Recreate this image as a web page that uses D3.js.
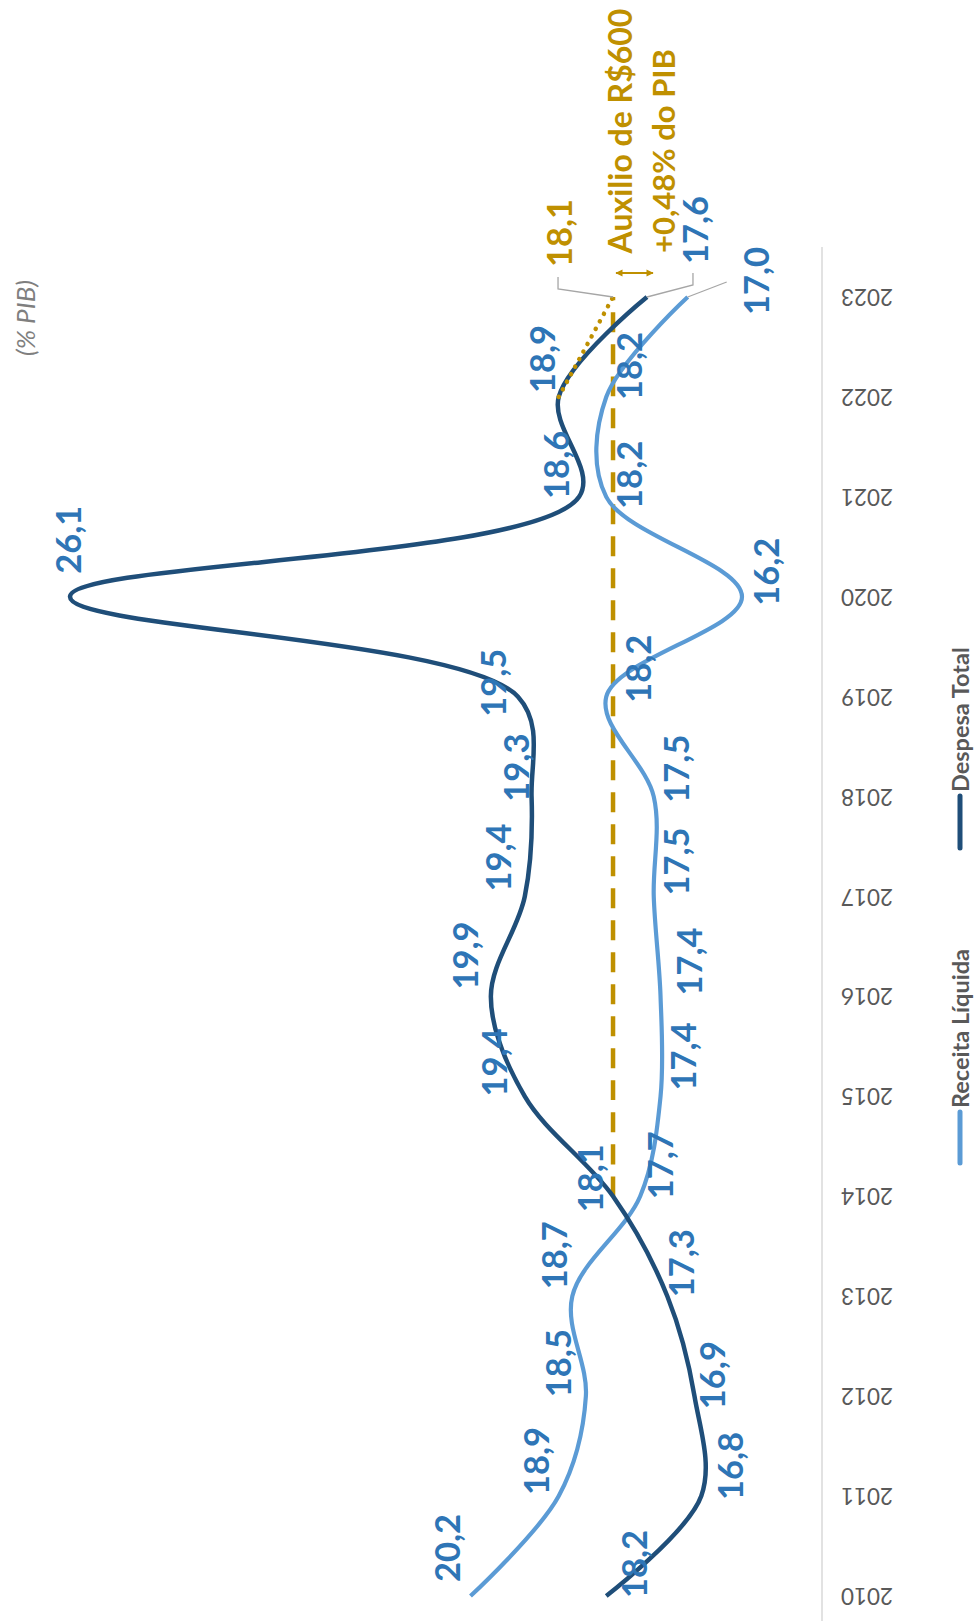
<!DOCTYPE html>
<html>
<head>
<meta charset="utf-8">
<script src="https://cdn.jsdelivr.net/npm/d3@7"></script>
<style>
  html, body { margin: 0; padding: 0; background: #ffffff; }
  svg { display: block; font-family: Lato, "Open Sans", sans-serif; }
</style>
</head>
<body>
<svg id="chart" width="975" height="1621"></svg>
<script>
// ---------------- DATA ----------------
const years = [2010, 2011, 2012, 2013, 2014, 2015, 2016, 2017, 2018, 2019, 2020, 2021, 2022, 2023];
const despesaTotal = [18.2, 16.8, 16.9, 17.3, 18.1, 19.4, 19.9, 19.4, 19.3, 19.5, 26.1, 18.6, 18.9, 17.6];
const receitaLiquida = [20.2, 18.9, 18.5, 18.7, 17.7, 17.4, 17.4, 17.5, 17.5, 18.2, 16.2, 18.2, 18.2, 17.0];
const referenciaYears = [2014, 2015, 2016, 2017, 2018, 2019, 2020, 2021, 2022, 2023];
const referenciaValues = [18.1, 18.1, 18.1, 18.1, 18.1, 18.1, 18.1, 18.1, 18.1, 18.1];
const auxilioYears = [2022, 2023];
const auxilioValues = [18.9, 18.1];
const seriesNames = ["Receita Líquida", "Despesa Total"];
const unitLabel = "(% PIB)";
const auxilioText = ["Auxilio de R$600", "+0,48% do PIB"];

// ---------------- LAYOUT / STYLE ----------------
const W = 975, H = 1621;
const C = {
  dark: "#1F4E79", light: "#5B9BD5", label: "#2E75B6", gold: "#BF9000",
  axis: "#D9D9D9", text: "#595959", leader: "#A6A6A6", unit: "#7F7F7F"
};
// label offsets (screen px) from each data point, 2010..2022
const despesaLabelOffsets = [[27,-32],[28,-30],[17,-21],[13,-33],[-24,-18],[-31,-34],[-26,-41],[-27,-39],[-16,-29],[-26,-14],[-3,-57],[-24,-32],[-17,-38]];
const receitaLabelOffsets = [[-24,-48],[-23,-35],[-28,-33],[-19,-41],[19,-31],[22,-40],[28,-35],[22,-35],[22,-28],[31,-28],[23,-25],[22,-22],[22,-31]];

const svg = d3.select("#chart");
const y = d3.scaleLinear().domain([2010, 2023]).range([1596, 297]);   // years run bottom -> top
const x = d3.scaleLinear().domain([16.2, 26.1]).range([742, 70]);     // values run right -> left
const fmt = v => d3.format(".1f")(v).replace(".", ",");

// ---- axis (years) ----
const axisX = 822;
svg.append("line")
  .attr("x1", axisX).attr("x2", axisX)
  .attr("y1", y(2023.5)).attr("y2", y(2009.75))
  .attr("stroke", C.axis).attr("stroke-width", 1.5);
const axisG = svg.append("g").attr("transform", `translate(${axisX},0)`)
  .call(d3.axisRight(y).tickValues(years).tickSize(0).tickPadding(45).tickFormat(d3.format("d")));
axisG.select(".domain").remove();
axisG.selectAll("text")
  .attr("x", 0).attr("dy", null)
  .attr("transform", d => `translate(45,0) rotate(180)`)
  .attr("text-anchor", "middle").attr("dominant-baseline", "central")
  .attr("fill", C.text).style("font-size", "22.5px").style("font-family", "Lato, sans-serif");

// ---- lines ----
const curve = d3.curveCatmullRom.alpha(0.5);
const line = d3.line().x(d => x(d[1])).y(d => y(d[0])).curve(curve);
const despesaPts = years.map((yr, i) => [yr, despesaTotal[i]]);
const receitaPts = years.map((yr, i) => [yr, receitaLiquida[i]]);
const refPts = referenciaYears.map((yr, i) => [yr, referenciaValues[i]]);
const auxPts = auxilioYears.map((yr, i) => [yr, auxilioValues[i]]);

svg.append("path").attr("d", line(refPts)).attr("fill", "none")
  .attr("stroke", C.gold).attr("stroke-width", 4.5).attr("stroke-dasharray", "20 12");
svg.append("path").attr("d", line(receitaPts)).attr("fill", "none")
  .attr("stroke", C.light).attr("stroke-width", 4.2).attr("stroke-linecap", "butt");
svg.append("path").attr("d", line(despesaPts)).attr("fill", "none")
  .attr("stroke", C.dark).attr("stroke-width", 4.5).attr("stroke-linecap", "butt");
svg.append("path").attr("d", d3.line().x(d => x(d[1])).y(d => y(d[0]))(auxPts)).attr("fill", "none")
  .attr("stroke", C.gold).attr("stroke-width", 4.5).attr("stroke-linecap", "round")
  .attr("stroke-dasharray", "0.1 8.5");

// ---- data labels ----
function vText(px, py, txt, size, color, weight, anchor, style) {
  return svg.append("text")
    .attr("transform", `translate(${px},${py}) rotate(-90)`)
    .attr("text-anchor", anchor || "middle").attr("dominant-baseline", "central")
    .attr("fill", color).style("font-size", size + "px").style("font-weight", weight || 700)
    .style("font-style", style || "normal")
    .text(txt);
}
const LBL = 34.5;
despesaPts.slice(0, 13).forEach((p, i) => {
  const o = despesaLabelOffsets[i];
  vText(x(p[1]) + o[0], y(p[0]) + o[1], fmt(p[1]), LBL, C.label);
});
receitaPts.slice(0, 13).forEach((p, i) => {
  const o = receitaLabelOffsets[i];
  vText(x(p[1]) + o[0], y(p[0]) + o[1], fmt(p[1]), LBL, C.label);
});

// ---- callouts for 2023 ----
const leader = (pts) => svg.append("path").attr("d", d3.line()(pts)).attr("fill", "none")
  .attr("stroke", C.leader).attr("stroke-width", 1.3);
const dEnd = [x(despesaTotal[13]), y(2023)];
const rEnd = [x(receitaLiquida[13]), y(2023)];
const aEnd = [x(auxilioValues[1]), y(2023)];
leader([[aEnd[0] - 55, aEnd[1] - 20], [aEnd[0] - 55, aEnd[1] - 8], aEnd]);
vText(aEnd[0] - 55, aEnd[1] - 64, fmt(auxilioValues[1]), LBL, C.gold);
leader([[dEnd[0] + 46, dEnd[1] - 24], [dEnd[0] + 46, dEnd[1] - 12], dEnd]);
vText(dEnd[0] + 48, dEnd[1] - 67, fmt(despesaTotal[13]), LBL, C.label);
leader([[rEnd[0] + 39, rEnd[1] - 15], rEnd]);
vText(rEnd[0] + 68, rEnd[1] - 16, fmt(receitaLiquida[13]), LBL, C.label);

// double-headed arrow between auxilio end and despesa end
const defs = svg.append("defs");
["s", "e"].forEach(k => {
  defs.append("marker").attr("id", "arr" + k).attr("viewBox", "0 0 10 10")
    .attr("refX", 9).attr("refY", 5).attr("markerWidth", 4).attr("markerHeight", 4)
    .attr("orient", k === "s" ? "auto-start-reverse" : "auto")
    .append("path").attr("d", "M0,0 L10,5 L0,10 z").attr("fill", C.gold);
});
svg.append("line")
  .attr("x1", aEnd[0] + 3).attr("x2", dEnd[0] + 6)
  .attr("y1", y(2023) - 24).attr("y2", y(2023) - 24)
  .attr("stroke", C.gold).attr("stroke-width", 1.8)
  .attr("marker-start", "url(#arrs)").attr("marker-end", "url(#arre)");

vText(aEnd[0] + 6, 131, auxilioText[0], 32, C.gold);
vText(aEnd[0] + 50, 151, auxilioText[1], 31, C.gold);

// ---- unit label ----
vText(25, 318, unitLabel, 26, C.unit, 400, "middle", "italic");

// ---- legend ----
const legendX = 960;
const legend = [
  { name: seriesNames[1], color: C.dark, y0: 848, y1: 796 },
  { name: seriesNames[0], color: C.light, y0: 1163, y1: 1112 }
];
legend.forEach(l => {
  svg.append("line").attr("x1", legendX).attr("x2", legendX).attr("y1", l.y0).attr("y2", l.y1)
    .attr("stroke", l.color).attr("stroke-width", 5).attr("stroke-linecap", "round");
  vText(legendX, l.y1 - 4, l.name, 23.5, C.text, 700, "start");
});
</script>
</body>
</html>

+ + +

> **WHAT IS REQUIRED**:
Everything from the first line to the line with "const fmt = v" must be repeated exactly, and nothing else. Leave the pictures out.

> **REPLY**:
Recreate this image as a web page that uses D3.js.
<!DOCTYPE html>
<html>
<head>
<meta charset="utf-8">
<script src="https://cdn.jsdelivr.net/npm/d3@7"></script>
<style>
  html, body { margin: 0; padding: 0; background: #ffffff; }
  svg { display: block; font-family: Lato, "Open Sans", sans-serif; }
</style>
</head>
<body>
<svg id="chart" width="975" height="1621"></svg>
<script>
// ---------------- DATA ----------------
const years = [2010, 2011, 2012, 2013, 2014, 2015, 2016, 2017, 2018, 2019, 2020, 2021, 2022, 2023];
const despesaTotal = [18.2, 16.8, 16.9, 17.3, 18.1, 19.4, 19.9, 19.4, 19.3, 19.5, 26.1, 18.6, 18.9, 17.6];
const receitaLiquida = [20.2, 18.9, 18.5, 18.7, 17.7, 17.4, 17.4, 17.5, 17.5, 18.2, 16.2, 18.2, 18.2, 17.0];
const referenciaYears = [2014, 2015, 2016, 2017, 2018, 2019, 2020, 2021, 2022, 2023];
const referenciaValues = [18.1, 18.1, 18.1, 18.1, 18.1, 18.1, 18.1, 18.1, 18.1, 18.1];
const auxilioYears = [2022, 2023];
const auxilioValues = [18.9, 18.1];
const seriesNames = ["Receita Líquida", "Despesa Total"];
const unitLabel = "(% PIB)";
const auxilioText = ["Auxilio de R$600", "+0,48% do PIB"];

// ---------------- LAYOUT / STYLE ----------------
const W = 975, H = 1621;
const C = {
  dark: "#1F4E79", light: "#5B9BD5", label: "#2E75B6", gold: "#BF9000",
  axis: "#D9D9D9", text: "#595959", leader: "#A6A6A6", unit: "#7F7F7F"
};
// label offsets (screen px) from each data point, 2010..2022
const despesaLabelOffsets = [[27,-32],[28,-30],[17,-21],[13,-33],[-24,-18],[-31,-34],[-26,-41],[-27,-39],[-16,-29],[-26,-14],[-3,-57],[-24,-32],[-17,-38]];
const receitaLabelOffsets = [[-24,-48],[-23,-35],[-28,-33],[-19,-41],[19,-31],[22,-40],[28,-35],[22,-35],[22,-28],[31,-28],[23,-25],[22,-22],[22,-31]];

const svg = d3.select("#chart");
const y = d3.scaleLinear().domain([2010, 2023]).range([1596, 297]);   // years run bottom -> top
const x = d3.scaleLinear().domain([16.2, 26.1]).range([742, 70]);     // values run right -> left
const fmt = v => d3.format(".1f")(v).replace(".", ",");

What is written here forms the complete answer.